'It's so depressing': Struggling local councils scrap Christmas cheer

Many local councils face making difficult cuts in the next few years, ITV News Correspondent Sejal Karia reports

Local councils across the country have opted to cancel Christmas markets and other festivities this year as an increasing number of them face bankruptcy.

Almost one in five council leaders in England say they expect to declare bankruptcy either this year or next.

Both Nottingham and Birmingham councils have filed section 114 notices this year, which is the equivalent process to a business declaring bankruptcy.

Seven councils in total have issued 114 notices since 2020, out of a total of 317.

The area where Brighton's Christmas market usually is. Credit: ITV News

Many other councils say in order to stay afloat they will have to make painful cuts in key areas.

In order to make savings councils have cancelled traditional Christmas celebrations.

Beaminster decided not to have its annual Christmas light festival this year due to funding constraints and concerns about safety and lack of community engagement, despite its popularity.

Brighton's Christmas market has also been cancelled, leaving the centre without the usually thriving shopping.

Robyn Cullen told ITV News she couldn't think of "anything else to do around Brighton other than go to the pub."

Robyn Cullen Credit: ITV News

In Braintree the council this year decided to not have its annual Christmas lights to save money.

Local resident Olivia said it removed the Christmas spirit from the area. "To see it looking like this its so depressing," she added.

The Labour-led Local Government Association (LGA) said many councils had long ago made the easy cuts during the austerity years and they will now be forced to take money out of social care and children's programmes.

The LGA, which represents the vast majority of local authorities in England, estimated that collectively councils face a £4 billion funding gap in the next two years just to maintain current levels of services at a time of rising demand.
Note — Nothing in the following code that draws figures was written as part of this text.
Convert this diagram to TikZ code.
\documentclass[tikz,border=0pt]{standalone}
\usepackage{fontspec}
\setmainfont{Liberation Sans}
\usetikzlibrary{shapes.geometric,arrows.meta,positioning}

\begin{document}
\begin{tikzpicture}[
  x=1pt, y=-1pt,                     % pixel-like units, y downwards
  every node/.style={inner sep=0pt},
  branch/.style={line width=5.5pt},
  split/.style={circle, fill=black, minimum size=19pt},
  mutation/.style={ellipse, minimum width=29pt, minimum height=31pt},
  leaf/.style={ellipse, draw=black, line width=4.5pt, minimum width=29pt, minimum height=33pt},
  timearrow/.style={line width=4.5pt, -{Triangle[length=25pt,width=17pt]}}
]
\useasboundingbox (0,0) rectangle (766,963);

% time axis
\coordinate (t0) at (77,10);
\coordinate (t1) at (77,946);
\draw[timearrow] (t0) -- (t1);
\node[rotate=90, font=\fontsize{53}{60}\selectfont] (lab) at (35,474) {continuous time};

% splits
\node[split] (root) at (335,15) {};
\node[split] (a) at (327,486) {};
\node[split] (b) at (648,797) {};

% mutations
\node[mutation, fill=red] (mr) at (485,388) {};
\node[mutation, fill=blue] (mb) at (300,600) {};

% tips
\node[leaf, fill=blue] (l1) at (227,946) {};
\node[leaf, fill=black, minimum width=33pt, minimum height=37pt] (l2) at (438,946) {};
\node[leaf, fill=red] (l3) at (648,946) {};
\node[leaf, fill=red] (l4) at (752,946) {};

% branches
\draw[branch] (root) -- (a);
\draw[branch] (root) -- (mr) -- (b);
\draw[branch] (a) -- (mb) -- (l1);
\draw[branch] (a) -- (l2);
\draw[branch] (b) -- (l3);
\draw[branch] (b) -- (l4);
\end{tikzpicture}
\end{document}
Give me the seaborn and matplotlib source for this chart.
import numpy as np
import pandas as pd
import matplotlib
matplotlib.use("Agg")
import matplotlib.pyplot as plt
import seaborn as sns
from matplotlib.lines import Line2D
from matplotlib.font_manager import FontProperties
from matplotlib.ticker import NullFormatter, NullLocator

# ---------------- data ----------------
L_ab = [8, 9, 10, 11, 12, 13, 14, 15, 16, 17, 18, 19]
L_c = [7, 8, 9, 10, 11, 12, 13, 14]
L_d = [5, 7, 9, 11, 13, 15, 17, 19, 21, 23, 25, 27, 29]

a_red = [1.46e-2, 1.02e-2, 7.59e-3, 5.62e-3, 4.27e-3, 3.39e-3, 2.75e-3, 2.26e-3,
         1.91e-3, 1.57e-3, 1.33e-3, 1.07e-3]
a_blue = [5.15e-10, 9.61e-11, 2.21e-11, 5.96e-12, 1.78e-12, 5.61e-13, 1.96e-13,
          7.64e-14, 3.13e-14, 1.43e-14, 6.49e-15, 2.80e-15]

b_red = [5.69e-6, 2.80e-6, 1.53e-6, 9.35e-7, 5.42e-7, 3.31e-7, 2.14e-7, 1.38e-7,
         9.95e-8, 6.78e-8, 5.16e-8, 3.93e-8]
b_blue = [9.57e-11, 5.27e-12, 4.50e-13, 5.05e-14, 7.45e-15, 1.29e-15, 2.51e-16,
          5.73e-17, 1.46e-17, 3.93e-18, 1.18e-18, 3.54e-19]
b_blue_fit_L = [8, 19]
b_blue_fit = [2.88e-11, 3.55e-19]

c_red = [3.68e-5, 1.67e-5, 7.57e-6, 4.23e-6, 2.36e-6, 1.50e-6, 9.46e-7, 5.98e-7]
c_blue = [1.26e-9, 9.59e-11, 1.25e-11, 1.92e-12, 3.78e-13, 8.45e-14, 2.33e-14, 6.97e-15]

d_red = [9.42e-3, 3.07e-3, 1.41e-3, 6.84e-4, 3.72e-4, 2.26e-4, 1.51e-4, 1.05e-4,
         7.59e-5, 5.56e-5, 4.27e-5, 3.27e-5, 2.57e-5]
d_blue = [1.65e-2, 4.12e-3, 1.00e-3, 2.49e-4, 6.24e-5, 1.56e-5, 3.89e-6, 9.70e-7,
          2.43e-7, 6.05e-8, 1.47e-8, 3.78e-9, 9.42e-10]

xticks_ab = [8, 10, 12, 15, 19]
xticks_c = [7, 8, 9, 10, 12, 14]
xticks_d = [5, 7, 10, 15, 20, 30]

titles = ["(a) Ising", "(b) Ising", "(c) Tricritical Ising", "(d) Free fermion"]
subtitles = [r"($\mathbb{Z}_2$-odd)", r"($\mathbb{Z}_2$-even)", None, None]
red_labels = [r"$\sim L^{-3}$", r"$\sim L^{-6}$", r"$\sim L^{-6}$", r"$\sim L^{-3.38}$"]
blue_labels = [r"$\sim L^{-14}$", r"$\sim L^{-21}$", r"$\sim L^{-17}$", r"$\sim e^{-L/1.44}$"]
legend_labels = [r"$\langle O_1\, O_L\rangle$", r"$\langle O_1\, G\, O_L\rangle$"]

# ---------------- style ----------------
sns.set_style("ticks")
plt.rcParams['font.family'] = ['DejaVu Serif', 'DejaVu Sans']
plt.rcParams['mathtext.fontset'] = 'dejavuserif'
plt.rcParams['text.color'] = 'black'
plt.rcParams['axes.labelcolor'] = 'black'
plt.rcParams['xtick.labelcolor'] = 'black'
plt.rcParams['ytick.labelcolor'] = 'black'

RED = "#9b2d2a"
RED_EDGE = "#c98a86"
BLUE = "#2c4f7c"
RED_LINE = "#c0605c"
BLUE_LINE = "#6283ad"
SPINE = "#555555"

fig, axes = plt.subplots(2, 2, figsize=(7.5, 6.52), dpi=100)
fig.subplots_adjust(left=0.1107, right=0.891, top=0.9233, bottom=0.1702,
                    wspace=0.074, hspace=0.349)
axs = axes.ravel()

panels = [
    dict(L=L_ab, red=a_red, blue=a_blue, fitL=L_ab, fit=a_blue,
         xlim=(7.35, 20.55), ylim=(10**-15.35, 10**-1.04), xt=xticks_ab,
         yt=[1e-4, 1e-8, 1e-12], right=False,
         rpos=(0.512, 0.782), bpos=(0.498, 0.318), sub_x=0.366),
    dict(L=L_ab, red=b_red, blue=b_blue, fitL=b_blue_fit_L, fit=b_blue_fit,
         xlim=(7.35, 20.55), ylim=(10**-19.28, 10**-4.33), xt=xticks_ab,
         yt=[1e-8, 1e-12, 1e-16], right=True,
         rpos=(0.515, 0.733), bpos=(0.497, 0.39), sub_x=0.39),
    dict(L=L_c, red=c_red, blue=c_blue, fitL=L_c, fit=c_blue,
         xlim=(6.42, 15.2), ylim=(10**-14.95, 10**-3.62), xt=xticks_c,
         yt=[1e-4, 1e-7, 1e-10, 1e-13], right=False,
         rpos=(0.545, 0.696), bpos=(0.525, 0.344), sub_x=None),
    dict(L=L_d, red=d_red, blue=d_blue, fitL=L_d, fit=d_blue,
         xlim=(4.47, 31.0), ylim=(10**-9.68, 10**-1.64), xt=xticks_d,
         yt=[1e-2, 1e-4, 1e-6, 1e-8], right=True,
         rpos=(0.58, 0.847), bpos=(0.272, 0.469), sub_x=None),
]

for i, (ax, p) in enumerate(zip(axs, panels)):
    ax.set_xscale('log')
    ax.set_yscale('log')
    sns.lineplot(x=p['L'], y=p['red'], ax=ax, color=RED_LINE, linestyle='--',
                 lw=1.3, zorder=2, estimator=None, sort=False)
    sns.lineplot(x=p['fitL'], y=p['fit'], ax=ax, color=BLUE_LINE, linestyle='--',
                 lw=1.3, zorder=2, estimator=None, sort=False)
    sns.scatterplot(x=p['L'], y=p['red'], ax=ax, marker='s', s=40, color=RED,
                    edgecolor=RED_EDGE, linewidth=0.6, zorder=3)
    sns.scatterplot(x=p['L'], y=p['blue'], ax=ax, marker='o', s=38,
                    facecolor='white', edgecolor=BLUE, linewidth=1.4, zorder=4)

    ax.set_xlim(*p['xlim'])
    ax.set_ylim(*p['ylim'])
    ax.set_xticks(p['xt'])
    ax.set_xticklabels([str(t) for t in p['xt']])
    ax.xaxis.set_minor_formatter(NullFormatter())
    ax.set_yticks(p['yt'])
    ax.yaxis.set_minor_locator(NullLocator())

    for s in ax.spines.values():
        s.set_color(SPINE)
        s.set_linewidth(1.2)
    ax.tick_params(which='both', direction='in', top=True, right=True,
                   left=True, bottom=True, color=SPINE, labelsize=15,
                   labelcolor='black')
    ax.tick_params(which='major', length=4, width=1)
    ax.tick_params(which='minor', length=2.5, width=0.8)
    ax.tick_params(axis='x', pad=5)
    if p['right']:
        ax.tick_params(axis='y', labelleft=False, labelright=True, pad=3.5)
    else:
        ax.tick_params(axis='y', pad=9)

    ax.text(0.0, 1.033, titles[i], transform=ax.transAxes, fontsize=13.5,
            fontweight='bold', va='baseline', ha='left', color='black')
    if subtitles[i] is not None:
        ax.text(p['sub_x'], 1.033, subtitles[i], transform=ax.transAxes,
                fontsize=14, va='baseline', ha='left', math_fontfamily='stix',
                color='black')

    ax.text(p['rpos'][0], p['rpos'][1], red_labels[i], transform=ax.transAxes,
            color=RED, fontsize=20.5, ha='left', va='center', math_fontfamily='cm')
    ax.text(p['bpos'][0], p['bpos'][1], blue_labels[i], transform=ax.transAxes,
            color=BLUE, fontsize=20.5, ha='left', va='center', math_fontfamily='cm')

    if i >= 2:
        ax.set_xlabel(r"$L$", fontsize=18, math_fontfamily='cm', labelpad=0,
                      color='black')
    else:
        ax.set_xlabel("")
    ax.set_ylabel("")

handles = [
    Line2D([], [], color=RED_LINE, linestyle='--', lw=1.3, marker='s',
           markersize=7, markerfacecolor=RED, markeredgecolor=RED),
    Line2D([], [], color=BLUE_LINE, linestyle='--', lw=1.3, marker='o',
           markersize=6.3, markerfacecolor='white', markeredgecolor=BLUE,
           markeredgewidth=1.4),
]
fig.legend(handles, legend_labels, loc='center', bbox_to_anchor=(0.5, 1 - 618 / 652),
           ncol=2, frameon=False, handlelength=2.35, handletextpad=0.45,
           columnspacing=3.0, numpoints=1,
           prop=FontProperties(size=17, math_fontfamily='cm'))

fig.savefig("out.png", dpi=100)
Half of respondents to the LGA's survey said they are not confident they will have enough funding to meet their legal duties after no further money was provided by the Chancellor.

A survey by the Conservative-led County Councils Network (CCN), which represents 23 counties and 13 unitary authorities serving 47% of the population, showed nine in 10 of its member councils said the autumn statement left them in a “significantly worse” position.

ITV News Correspondent Sejal Karia explains why local councils are struggling this Christmas

Secretary of State for Levelling Up, Housing and Communities Michael Gove said on Wednesday he had met senior council members and called the one-in-five figure "at the top-ish end of the scale."

But he insisted poor decision-making at some councils rather than Government funding cuts had led to financial distress.

Mr Gove added: “I think that certainly if one looks back, it is absolutely the case of each of the local authorities that have had to issue section 114 notices have had failures of leadership management and governance, and some have taken risks that were not merited.